The state board agreed to help the community, but declined to allocate all the funding requested.

The board allotted $940,856.55 for buyouts in the city of Hamburg, and $6.3 million for levee construction, roughly half what the city requested.

The city of Hornick was allotted $2 million; Fredonia allotted $135,550; Mills County was awarded $2.3 million and Pacific Junction $3.1 million.

But after the board allocated all $15 million, the state is deferring other flood projects.

One is a property buyout for a home built on a hillside in eastern Iowa’s Muscatine County that collapsed due to heavy rains, rendering it inhabitable.

Eric Furnas with the county’s planning, zoning and environmental board says the homeowners have not yet qualified for any disaster money and have few options.

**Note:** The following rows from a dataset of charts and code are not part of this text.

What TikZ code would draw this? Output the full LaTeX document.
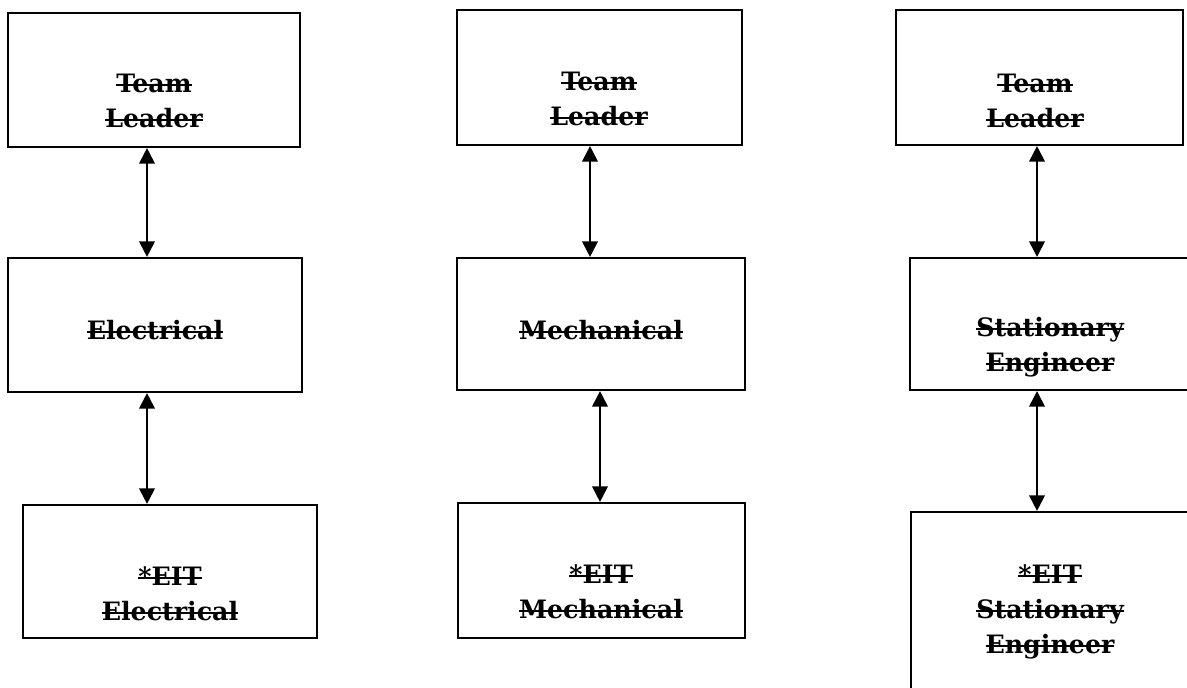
\documentclass[tikz,border=0pt]{standalone}
\usepackage{fontspec}
\setmainfont{DejaVu Serif}
\usetikzlibrary{arrows.meta}
\newcommand{\strk}[1]{\setbox0\hbox{#1}\rlap{\rule[0.5ex]{\wd0}{1.4pt}}\box0}
\tikzset{
 unit/.style={draw,line width=1.5pt,inner sep=0pt},
 lbl/.style={align=center,inner sep=0pt,font=\bfseries\fontsize{18}{25}\selectfont},
 link/.style={line width=1.4pt,{Triangle[width=11pt,length=11pt]}-{Triangle[width=11pt,length=11pt]}}
}
\begin{document}
\begin{tikzpicture}[x=0.025cm,y=-0.025cm]
 \clip (0,0) rectangle (1187,688);
 % electrical
 \node[unit,minimum width=7.3cm,minimum height=3.35cm] (tl1) at (154,80) {};
 \node[unit,minimum width=7.35cm,minimum height=3.35cm] (e1) at (155,325) {};
 \node[unit,minimum width=7.35cm,minimum height=3.325cm] (eit1) at (170,571.5) {};
 \node[lbl] (tl1l) at (154,101) {\strk{Team}\\\strk{Leader}};
 \node[lbl] (e1l) at (155,330) {\strk{Electrical}};
 \node[lbl] (eit1l) at (170,594) {\strk{*EIT}\\\strk{Electrical}};
 \draw[link] (tl1.south -| 147,0) -- (e1.north -| 147,0);
 \draw[link] (e1.south -| 147,0) -- (eit1.north -| 147,0);
 % mechanical
 \node[unit,minimum width=7.125cm,minimum height=3.375cm] (tl2) at (599.5,77.5) {};
 \node[unit,minimum width=7.2cm,minimum height=3.3cm] (m2) at (601,324) {};
 \node[unit,minimum width=7.175cm,minimum height=3.375cm] (eit2) at (601.5,570.5) {};
 \node[lbl] (tl2l) at (599,99) {\strk{Team}\\\strk{Leader}};
 \node[lbl] (m2l) at (601,330) {\strk{Mechanical}};
 \node[lbl] (eit2l) at (601,592) {\strk{*EIT}\\\strk{Mechanical}};
 \draw[link] (tl2.south -| 590,0) -- (m2.north -| 590,0);
 \draw[link] (m2.south -| 600,0) -- (eit2.north -| 600,0);
 % stationary
 \node[unit,minimum width=7.175cm,minimum height=3.375cm] (tl3) at (1039.5,77.5) {};
 \node[unit,minimum width=7.25cm,minimum height=3.3cm] (se3) at (1055,324) {};
 \node[unit,minimum width=7.225cm,minimum height=4.7cm] (eit3) at (1055.5,606) {};
 \node[lbl] (tl3l) at (1035,101) {\strk{Team}\\\strk{Leader}};
 \node[lbl] (se3l) at (1050,347) {\strk{Stationary}\\\strk{Engineer}};
 \node[lbl] (eit3l) at (1050,612) {\strk{*EIT}\\\strk{Stationary}\\\strk{Engineer}};
 \draw[link] (tl3.south -| 1037,0) -- (se3.north -| 1037,0);
 \draw[link] (se3.south -| 1037,0) -- (eit3.north -| 1037,0);
\end{tikzpicture}
\end{document}
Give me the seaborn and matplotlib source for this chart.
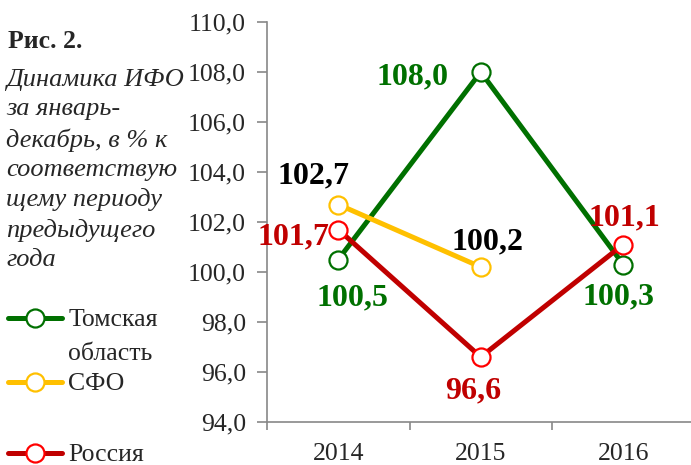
import numpy as np
import pandas as pd
import matplotlib.pyplot as plt
import seaborn as sns

# data
years = [2014, 2015, 2016]
tomsk = [100.5, 108.0, 100.3]
sfo = [102.7, 100.2, np.nan]
russia = [101.7, 96.6, 101.1]
names = ['Томская область', 'СФО', 'Россия']
yticks = [94, 96, 98, 100, 102, 104, 106, 108, 110]

# style
sns.set_style('ticks')
plt.rcParams['font.family'] = ['Liberation Serif', 'DejaVu Serif']
plt.rcParams['font.size'] = 18.5

green = '#007000'
yellow = '#FFC000'
dred = '#C00000'
red = '#FF0000'

fig = plt.figure(figsize=(6.91, 4.65), dpi=100)
ax = fig.add_axes([267 / 691, 43 / 465, 427.5 / 691, 400 / 465])

series = [
    (tomsk, names[0], green, green),
    (sfo, names[1], yellow, yellow),
    (russia, names[2], dred, red),
]
for vals, name, col, edge in series:
    df = pd.DataFrame({'year': years, 'value': vals}).dropna()
    sns.lineplot(data=df, x='year', y='value', ax=ax, color=col, linewidth=3.6,
                 marker='o', markersize=13, markerfacecolor='white',
                 markeredgecolor=edge, markeredgewidth=1.6, label=name)
if ax.get_legend():
    ax.get_legend().remove()

ax.set_xlim(2013.5, 2016.5)
ax.set_ylim(94, 110)
ax.set_yticks(yticks)
ax.set_yticklabels([f'{v:.1f}'.replace('.', ',') for v in yticks])
ax.set_xticks(years)
ax.set_xticklabels([str(y) for y in years])
ax.set_xticks([2013.5, 2014.5, 2015.5, 2016.5], minor=True)
ax.tick_params(axis='x', which='major', length=0, pad=15)
ax.tick_params(axis='x', which='minor', length=6, color='#888888', width=1.2)
ax.tick_params(axis='y', length=7, color='#888888', width=1.2, pad=8)
ax.set_xlabel('')
ax.set_ylabel('')
for s in ['top', 'right']:
    ax.spines[s].set_visible(False)
for s in ['left', 'bottom']:
    ax.spines[s].set_color('#888888')
    ax.spines[s].set_linewidth(1.2)

# data labels (offsets in pixels)
offsets = {
    0: [(14, -38), (-68, -5), (-5, -32)],
    1: [(-25, 29), (7, 25), None],
    2: [(-45, -7), (-8, -34), (1, 27)],
}
label_colors = [green, 'black', dred]
for i, (vals, name, col, edge) in enumerate(series):
    for j, (x, v) in enumerate(zip(years, vals)):
        if np.isnan(v) or offsets[i][j] is None:
            continue
        ax.annotate(f'{v:.1f}'.replace('.', ','), (x, v), xytext=offsets[i][j],
                    textcoords='offset pixels', ha='center', va='center',
                    fontsize=23, fontweight='bold', color=label_colors[i],
                    annotation_clip=False)

# caption on the left
fig.text(8 / 691, 1 - 48 / 465, 'Рис. 2.', fontweight='bold', va='baseline', ha='left')
fig.text(6 / 691, 1 - 266 / 465,
         'Динамика ИФО\nза январь-\nдекабрь, в % к\nсоответствую\nщему периоду\nпредыдущего\nгода',
         style='italic', va='baseline', ha='left', linespacing=1.42, fontsize=19)

# legend, one entry at a time
handles, labels = ax.get_legend_handles_labels()
leg_y = [320, 384, 455]
leg_txt = ['Томская', 'СФО', 'Россия']
for h, t, y in zip(handles, leg_txt, leg_y):
    lg = fig.legend(handles=[h], labels=[t], loc='center left',
                    bbox_to_anchor=(8 / 691, 1 - y / 465), frameon=False,
                    borderpad=0, borderaxespad=0, handlelength=2.1,
                    handletextpad=0.25, fontsize=18.5)
fig.text(68 / 691, 1 - 360 / 465, 'область', va='baseline', ha='left')

fig.savefig('out.png', dpi=100)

“It’s just unsafe for human occupancy. So they are no longer able to live in their home, not that they really wanted to anyway. So they are having to stay with friends at this point because they haven’t received any disaster funding so far,” Furnas said.  “I think our greatest hope is that there would be another round of funds maybe allocated from the Legislature to the Iowa flood recovery.”

Some Senate Democrats had pushed for $50 million in funding for flood recovery projects this session, but lawmakers agreed on $15 million instead.

According to board staff, if the projects allocated funding don’t spend it all, that amount could be rolled over to other proposals. Otherwise, it’s up to lawmakers allocate more funds.

In the meantime, a proposal to expand a flood wall around Davenport’s Modern Woodmen baseball park is being deferred, as is a Missouri River levee project in western Iowa's Pottawattamie County.

Cedar Rapids Democratic Sen. Rob Hogg is in favor of investing more in the state’s flood recovery. He advocated for a larger funding package last session and said on Twitter this week that lawmakers’ decision to limit Iowa’s Flood Recovery Fund to $15 million is leaving Iowans’ needs unmet.

“In addition to leaving out multiple applicants and future applications right now, the Republican majority has failed to meet the needs of communities across Iowa which have already applied for pre-disaster hazard mitigation federal funds but haven't been funded,” Hogg tweeted.

Due to recent heavy rains upriver, parts of western Iowa still devastated by the flooding from earlier this year could see more high water this week.